Well we actually told the agent to put in an offer of $X and she came back with the lower figure. She could easily have given the landlord our offer and got some extra commission - I think it was Mini-S's fault with his big blue eyes, she was smitten
OK, I accept what you are saying about the older places, yes probably in Mid-levels the buildings are better-maintained.
Thank you for taking the time to come back and explain your points in further detail.
Re the stamp duty point, if it operates in the same way as, for example, stamp duty on the sale of shares or sale of a property, then what this allows is a legal entitlement to the tenancy. This means that the tenant (and landlord) can rely on the tenancy agreement and any statutory rights arising from the relationship of landlord and tenant.
On this basis, it is not illegal to have your tenancy agreement unstamped. It just means that you cannot rely on any tenancy protections. It would, however, be foolish. You are then (at best) able to claim a beneficial ownership but have very little in terms of evidence to prove it.
It is a legal requirement to have your tenancy agreements stamped.

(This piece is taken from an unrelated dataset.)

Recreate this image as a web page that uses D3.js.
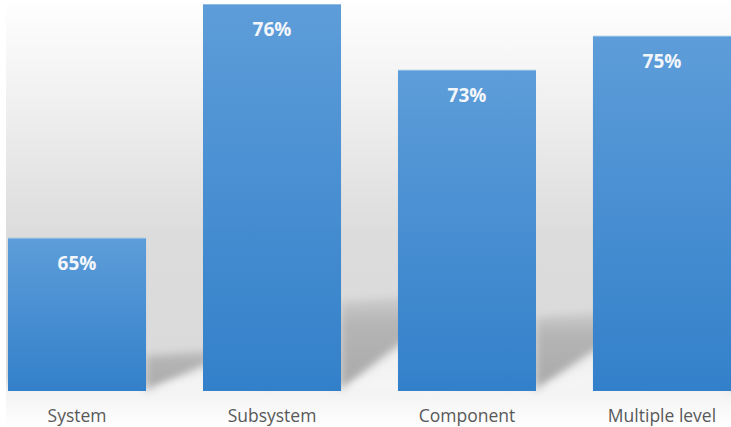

STAMP DUTY ORDINANCE - SECT 4 Charging of, liability for, and recovery of stamp duty
...(1) Subject to this Ordinance, every instrument, wherever executed, specified
in the First Schedule shall be chargeable with the stamp duty specified in
respect thereof in that Schedule, and the headings, notes and explanations in
that Schedule shall have effect accordingly.
(3) If any instrument chargeable with stamp duty is not duly stamped, the
person or persons respectively specified in section 13(10), 19 or 20 or the
First Schedule as being liable for stamping such instrument, and any person
who uses such instrument, shall be liable, or jointly and severally liable, as
the case may be, civilly to the Collector for the payment of the stamp duty
and any penalty payable under section 9, and may be proceeded against without
reference to any civil liability of such person inter se for the payment
Maybe I was lucky, my agent was amazing, totally great guy. Sucked as an agent though as he quit a month later as his sales figures were terrible. But he helped me get all the utilities and internet setup while I was away at work and even sat in my empty apartment for 4 hours waiting for my furniture to be delivered.
I find that newbie agents are nicer as they have not learned to be cut throat yet. The ones that have been at the game a long time are really sharp.
Mid-levels and South side make up a small portion of Hong Kong buildings, so when I said many, I was thinking about all the buildings I have seen in HK. Sham Shui Po, Kwun Tong, Mongkok.
@satay sue, glad to see we cleared things up.
Whoops, I was wrong about stamp duty not being illegal. Thanks for pointing that out, TB. That was useful to clarify.
I think the effect still applies: if you don't stamp your tenancy agreement, you will not be able to rely on it. This in most cases affects the tenant more than the landlord.
I guess it cuts both ways if you don't pay stamp.
If the tenant stops paying rent I would imagine there are harder or fewer legal avenues available to reclaim the property and the missing rent.
I've often had agents say "Do you want to pay stamp duty? The landlord doesn't care" but I've always paid it. I think it's less than $100 each so why not?